Конечно, легион еще долго оставался основой войска квиритов[37]. Благодаря единообразию организации, корпоративному духу и способности приспосабливаться к обстоятельствам, он выдерживал борьбу с любым организованным противником — а долгое время легионам угрожали только такие. Но чем дальше они удалялись от привычной климатической зоны и знакомого мира, тем больше убеждались, как в дискомфортном окружении растворялась их атакующая мощь. Особенно болезненными оказались два крупных поражения: разгром Красса как раз в Месопотамии, в Каррской долине (53 год до н. э.) и Вара в темном Тевтобургском лесу в Германии (9 год н. э.). Оба раза Рим надевал траур, но не предпринимал реформ. Перемены совершались постепенно и прямо на месте. В один прекрасный день появилась кольчуга. Воинские части, противостоя врагам, прибегавшим к партизанским действиям, становились разнообразнее, легче, мобильнее. Против всадников пустыни выпускали их же сородичей под командованием римских офицеров (numeri) — своего рода колониальные войска, приспособленные для выполнения задач командос. Фракийские лучники нейтрализовали парфянских. Вышло так, что функции неприкосновенного легиона из десяти когорт по шестьсот человек, иначе говоря, из шестидесяти центурий, дополнялись вспомогательными кавалерийскими и пехотными частями, способными решать особые задачи, требуемые особенностями местности или тактики неприятеля.

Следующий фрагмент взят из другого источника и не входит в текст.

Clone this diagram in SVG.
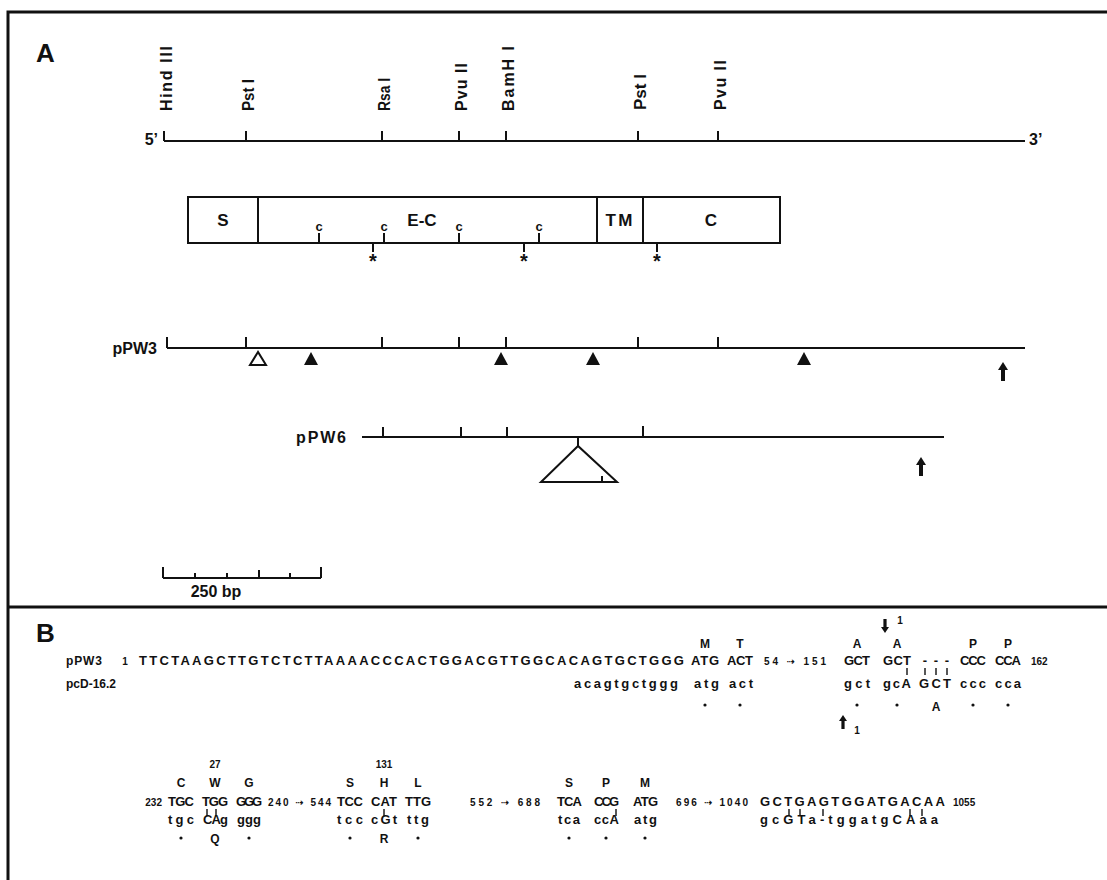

Но не только римляне приспосабливались к боевым методам противника. Парфяне уже многому научились у своих македонских и греческих подданных, а теперь изучали римскую стратегию при помощи пленных и перебежчиков, да и из собственных поражений извлекали уроки. Если бы их войско было единым, имело постоянную армию и штаб на службе у авторитетной политической власти, они бы могли на равных сражаться с римлянами в классическом бою. Некоторые в Парфии уже начинали серьезно об этом думать. Но Аршакидам было трудно избавиться от своих племенных корней, они так и не ушли вперед от стадии феодальной конницы. В пехоте у них служили крепостные, вооруженные пиками, да и стрелы их лучников были плохого качества. Шанс им давало пространство, по которому неслись благородные всадники с копьями, саблями, луками и арканами, прикрепленными к шлему вместе с длинными разноцветными лентами, развевавшимися на ветру. Вдогонку за ними шли на восток Авидий Кассий и Клавдий Фронтон, чтобы если не завоевать, то очистить левый берег Тигра.
Глава 5
ИМПЕРАТОРСКАЯ РЕСПУБЛИКА (166–169 гг. н. э.)
Гляди не оцезарей, не пропитайся порфирой — бывает такое.
Империя доброй воли
Сорокапятилетний Марк Аврелий производит впечатление одного из самых добросовестных государей, когда-либо существовавших, да и его окружение было одним из лучших. Если и есть в его царствование что-то неясное, то не потому, что управление было непрозрачно, а потому, что документы не сохранились. И хотя о демократичности Империи нельзя говорить всерьез, трудно было бы найти пример более благонамеренной власти. То, что результаты не соответствовали намерениям, тоже вряд ли кого-нибудь удивит. Наследство Марку Аврелию досталось отличное, и хотя оно было оплачено некоторым отступлением, связанным с чрезмерными гедонизмом Адриана и консерватизмом Антонина, но после отважных предприятий Траяна это можно было понять. Добропорядочному наследнику предписывалось восполнить дефицитные статьи общего положительного баланса. Как мы только что видели, статья «Оборона» находилась в залоге, зато статья «Система управления и участие в нем принцепса» — в полном порядке. Современные историки непрестанно анализируют эту систему, и даже политики, при всем их пренебрежении к прошлому, могут извлечь из нее весьма полезные уроки.
Вполне уместно, в развитие этого наблюдения, признать, что среди римских императоров было больше превосходных администраторов, чем дурных, и неумеренный интерес к последним не дает разглядеть великое дело первых. Августа (и даже Тиберия), позднее Веспасиана (и даже Домициана) и уж бесспорно Антонинов можно назвать предельно ответственными государственными деятелями, а многие из них были талантливее Марка Аврелия. Но превзошел он всех в памяти потомков (это прекрасно увидел его преемник Юлиан) полным бескорыстием и самоотверженностью в общественных и частных бедствиях. Всех остальных вознаграждали слава, всемогущество или хотя бы извращенные удовольствия. Он ничего не просил и ничего не знал, кроме тягот долга.